§ **DIRECTIONS FOR THIS TASK**:
Take the lines from the head of the listing through the one bearing "import matplotlib.patheffects as pe" and copy them exactly, leaving every picture out.

§ **RECORDED DATA**:
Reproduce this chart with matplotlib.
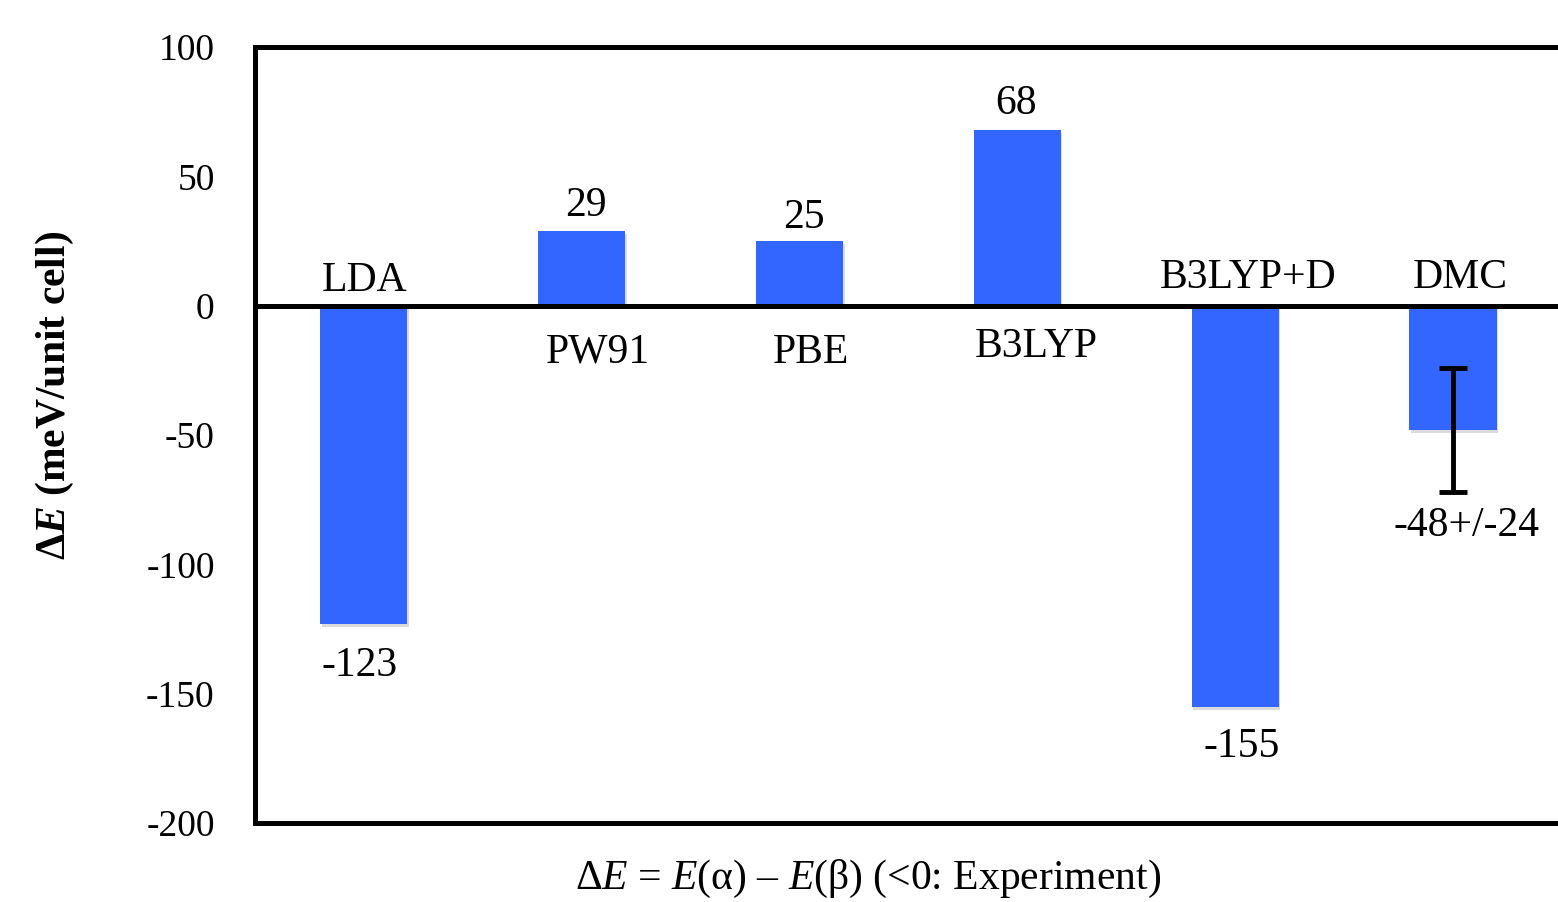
import numpy as np
import matplotlib
matplotlib.use('Agg')
import matplotlib.pyplot as plt
import matplotlib.patheffects as pe

plt.rcParams['font.family'] = ['Liberation Serif', 'DejaVu Serif']
plt.rcParams['mathtext.fontset'] = 'custom'
plt.rcParams['mathtext.rm'] = 'Liberation Serif'
plt.rcParams['mathtext.it'] = 'Liberation Serif:italic'
plt.rcParams['mathtext.bf'] = 'Liberation Serif:bold'
plt.rcParams['mathtext.bfit'] = 'Liberation Serif:italic:bold'

# data
methods = ['LDA', 'PW91', 'PBE', 'B3LYP', 'B3LYP+D', 'DMC']
dE = [-123, 29, 25, 68, -155, -48]
dE_err = [0, 0, 0, 0, 0, 24]
value_labels = ['-123', '29', '25', '68', '-155', '-48+/-24']
yticks = [-200, -150, -100, -50, 0, 50, 100]

# label offsets in pixels (name label relative to zero line, value label relative to bar end)
name_off = [(1, 25), (16, -47), (11, -47), (19, -41), (13, 28), (7, 28)]
val_off = [(-4, -42), (4, 25), (4, 23), (-1, 26), (6, -40), (13, -34)]

fig = plt.figure(figsize=(15.58, 9.02), dpi=100)
ax = fig.add_axes([255/1558, 1 - 823/902, 1 - 255/1558, (823 - 47)/902])

x = np.arange(len(methods))
shadow = [pe.SimplePatchShadow(offset=(1, -2.5), shadow_rgbFace='#888888', alpha=0.3), pe.Normal()]
bars = ax.bar(x, dE, width=0.4, color='#3366ff', zorder=2)
for b in bars:
    b.set_path_effects(shadow)

ax.errorbar(x[5], dE[5], yerr=dE_err[5], fmt='none', ecolor='black',
            elinewidth=3.5, capsize=10, capthick=3.5, zorder=3)

ax.axhline(0, color='black', lw=3.6, zorder=4)

ax.set_xlim(-0.5, 5.482)
ax.set_ylim(-200, 100)
ax.set_yticks(yticks)
ax.set_yticklabels([str(t) for t in yticks], fontsize=27)
ax.set_xticks([])
ax.tick_params(axis='y', length=0, pad=29)

for s in ['left', 'top', 'bottom']:
    ax.spines[s].set_linewidth(3.6)
ax.spines['right'].set_visible(False)

for i in range(len(methods)):
    ax.annotate(methods[i], xy=(x[i], 0), xytext=name_off[i], textcoords='offset pixels',
                ha='center', va='center', fontsize=30, zorder=5)
    yend = dE[i] - dE_err[i] if dE[i] < 0 else dE[i]
    ax.annotate(value_labels[i], xy=(x[i], yend), xytext=val_off[i], textcoords='offset pixels',
                ha='center', va='center', fontsize=30, zorder=5)

fig.text(55/1558, 1 - 395/902, r'$\mathbf{\Delta}\mathbfit{E}$ (meV/unit cell)', rotation=90,
         ha='center', va='center', fontsize=30, fontweight='bold')
fig.text(868/1558, 1 - 879/902, r'Δ$E$ = $E$(α) – $E$(β) (<0: Experiment)',
         ha='center', va='center', fontsize=30)

fig.savefig('out.png', dpi=100)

§ **EXPECTED ANSWER**:
Reproduce this chart with matplotlib.
import numpy as np
import matplotlib
matplotlib.use('Agg')
import matplotlib.pyplot as plt
import matplotlib.patheffects as pe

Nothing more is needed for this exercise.